Here are some quotes from some of his other wargaming buddies. Of course most shared a sense of relief that we, and more importantly his family, finally had answers:
Sad but at least there has been closure for his family.
It is a sad outcome but I hope this will bring some peaceful resolve to Mark’s parents and family.
Sad news, but as you say, I’m sure not knowing was a living hell for his family.
Mark next to his best mate John at a big double table game - you can tell the far table is the one he did the terrain for!
There were some comments about his terrain skills. Perhaps Mark was compensating, after ceasing modelling and painting, in the incredible attention to detail and effort he would put in when asked to lay on the terrain for one of our games :
I was sometimes a bit nervous when he'd offer to set up the wargames table because he was an absolute stickler for realistic terrain. This involved chopping up lots of foam and spreading grass mats over the top - the room would look like an operating theatre until the dust settled. It was always worth the effort though and we had some lovely looking games as a result of his dedication. He will be missed.

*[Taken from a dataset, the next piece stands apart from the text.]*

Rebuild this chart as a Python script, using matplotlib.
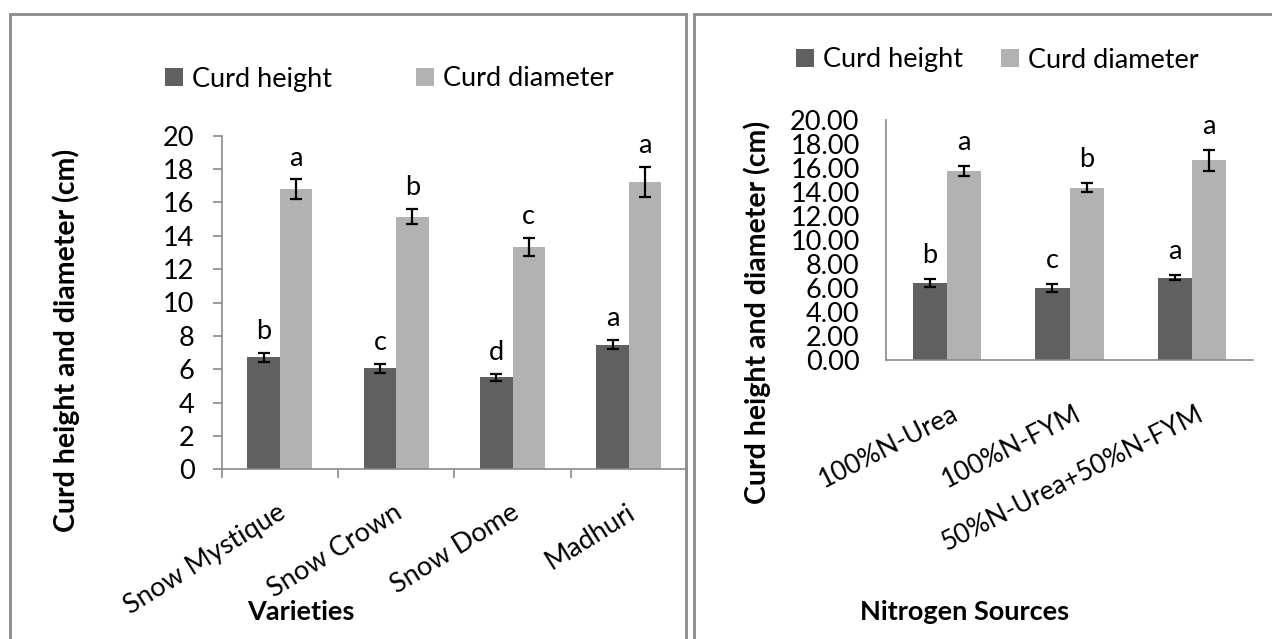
import numpy as np
import matplotlib.pyplot as plt
from matplotlib.patches import Rectangle

plt.rcParams['font.family'] = ['Lato', 'DejaVu Sans']

# varieties panel
varieties = ['Snow Mystique', 'Snow Crown', 'Snow Dome', 'Madhuri']
var_height = [6.71, 6.05, 5.51, 7.47]
var_height_err = [0.29, 0.26, 0.23, 0.26]
var_diam = [16.80, 15.15, 13.33, 17.21]
var_diam_err = [0.58, 0.45, 0.52, 0.90]
var_height_sig = ['b', 'c', 'd', 'a']
var_diam_sig = ['a', 'b', 'c', 'a']

# nitrogen sources panel
sources = ['100%N-Urea', '100%N-FYM', '50%N-Urea+50%N-FYM']
src_height = [6.38, 5.97, 6.84]
src_height_err = [0.35, 0.31, 0.24]
src_diam = [15.76, 14.34, 16.63]
src_diam_err = [0.42, 0.37, 0.89]
src_height_sig = ['b', 'c', 'a']
src_diam_sig = ['a', 'b', 'a']

dark = '#606060'
light = '#b2b2b2'
grid_grey = '#8a8a8a'
W, H = 1272, 639

fig = plt.figure(figsize=(W / 100, H / 100), dpi=100)


def fx(px):
    return px / W


def fy(py):
    return 1 - py / H


# panel frames
fig.patches.append(Rectangle((fx(10), fy(700)), fx(676), fy(14) - fy(700),
                             transform=fig.transFigure, fill=False,
                             ec=grid_grey, lw=2))
fig.patches.append(Rectangle((fx(694), fy(700)), fx(700), fy(14) - fy(700),
                             transform=fig.transFigure, fill=False,
                             ec=grid_grey, lw=2))


def draw_bars(ax, h, he, d, de, hs, ds, off):
    x = np.arange(len(h)) + 0.5
    w = 0.28
    ax.bar(x - w / 2, h, w, color=dark, zorder=2, label='Curd height')
    ax.bar(x + w / 2, d, w, color=light, zorder=2, label='Curd diameter')
    ekw = dict(fmt='none', ecolor='black', elinewidth=1.6, capsize=4.5,
               capthick=1.6, zorder=3)
    ax.errorbar(x - w / 2, h, yerr=he, **ekw)
    ax.errorbar(x + w / 2, d, yerr=de, **ekw)
    for xi, v, e, s in zip(x - w / 2, h, he, hs):
        ax.annotate(s, (xi, v + e), xytext=(0, off), textcoords='offset points',
                    ha='center', va='baseline', fontsize=19.5)
    for xi, v, e, s in zip(x + w / 2, d, de, ds):
        ax.annotate(s, (xi, v + e), xytext=(0, off), textcoords='offset points',
                    ha='center', va='baseline', fontsize=19.5)
    ax.set_xlim(0, len(h))
    ax.set_ylim(0, 20)
    for sp in ['top', 'right']:
        ax.spines[sp].set_visible(False)
    for sp in ['left', 'bottom']:
        ax.spines[sp].set_color(grid_grey)
        ax.spines[sp].set_linewidth(1.2)
    return x


# left panel
ax1 = fig.add_axes([fx(221.7), fy(469.3), fx(687 - 221.7), fy(135.7) - fy(469.3)])
x1 = draw_bars(ax1, var_height, var_height_err, var_diam, var_diam_err,
               var_height_sig, var_diam_sig, 10)
ax1.set_yticks(np.arange(0, 21, 2))
ax1.tick_params(axis='y', direction='out', length=6.5, width=1.2,
                color=grid_grey, labelsize=19.5, pad=13)
ax1.set_xticks(np.arange(0, 5))
ax1.set_xticklabels([])
ax1.tick_params(axis='x', direction='out', length=6.5, width=1.2,
                color=grid_grey)
for xi, lab in zip(x1, varieties):
    ax1.annotate(lab, (xi, 0), xytext=(-2, -22), textcoords='offset points',
                 ha='right', va='top', rotation=32, rotation_mode='anchor',
                 fontsize=19.5, annotation_clip=False)

fig.text(fx(66), fy(340), 'Curd height and diameter (cm)', rotation=90,
         ha='center', va='center', fontsize=20.5, fontweight='bold')
fig.text(fx(301), fy(612), 'Varieties', ha='center', va='center',
         fontsize=19.5, fontweight='bold')
fig.legend(*ax1.get_legend_handles_labels(), loc='center left',
           bbox_to_anchor=(fx(165), fy(79)), ncol=2, frameon=False,
           fontsize=19.5, handlelength=0.65, handleheight=0.65,
           handletextpad=0.35, columnspacing=3.1, borderpad=0,
           borderaxespad=0)

# right panel
ax2 = fig.add_axes([fx(886), fy(359.5), fx(1253 - 886), fy(120) - fy(359.5)])
x2 = draw_bars(ax2, src_height, src_height_err, src_diam, src_diam_err,
               src_height_sig, src_diam_sig, 11.5)
ax2.set_yticks(np.arange(0, 21, 2))
ax2.set_yticklabels([f'{v:.2f}' for v in np.arange(0, 21, 2)])
ax2.tick_params(axis='y', length=0, labelsize=19.5, pad=19)
ax2.set_xticks([])
for xi, lab in zip(x2, sources):
    ax2.annotate(lab, (xi, 0), xytext=(3, -30), textcoords='offset points',
                 ha='right', va='top', rotation=27, rotation_mode='anchor',
                 fontsize=19, annotation_clip=False)

fig.text(fx(757), fy(312), 'Curd height and diameter (cm)', rotation=90,
         ha='center', va='center', fontsize=20.5, fontweight='bold')
fig.text(fx(965), fy(612), 'Nitrogen Sources', ha='center', va='center',
         fontsize=19.5, fontweight='bold')
fig.legend(*ax2.get_legend_handles_labels(), loc='center left',
           bbox_to_anchor=(fx(796), fy(60)), ncol=2, frameon=False,
           fontsize=19.5, handlelength=0.65, handleheight=0.65,
           handletextpad=0.35, columnspacing=1.4, borderpad=0,
           borderaxespad=0)

fig.savefig('out.png', dpi=100)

The foam terrain was unforgettable, but always looked amazing.
Everyone commented on what good company and a standout bloke he was:
I remember Mark as a generous friend, who made light of his hardships and was cheerful nevertheless - a genuinely good bloke.
Mark was a knowledgeable and engaging man to talk history or play games with.
Personally, I well remember his polite shock that I had not yet read George M Nipe's Decision in the Ukraine - something I hastened to put right! My fondest recollection is when he told me about his younger days, cycling around the Waterloo battlefields, although I think WW2 tied with Napoleonics for his affections. Either way, it had to be large scale - a man after my own heart!
So lets remember Mark as a gentleman, in the traditional sense of the term. Courteous, generous, knowledgeable without being opinionated, always enthusiastic and quietly courageous in tackling his personal challenges.
Attention on the upper deck - face to port and salute - Mark Rowles!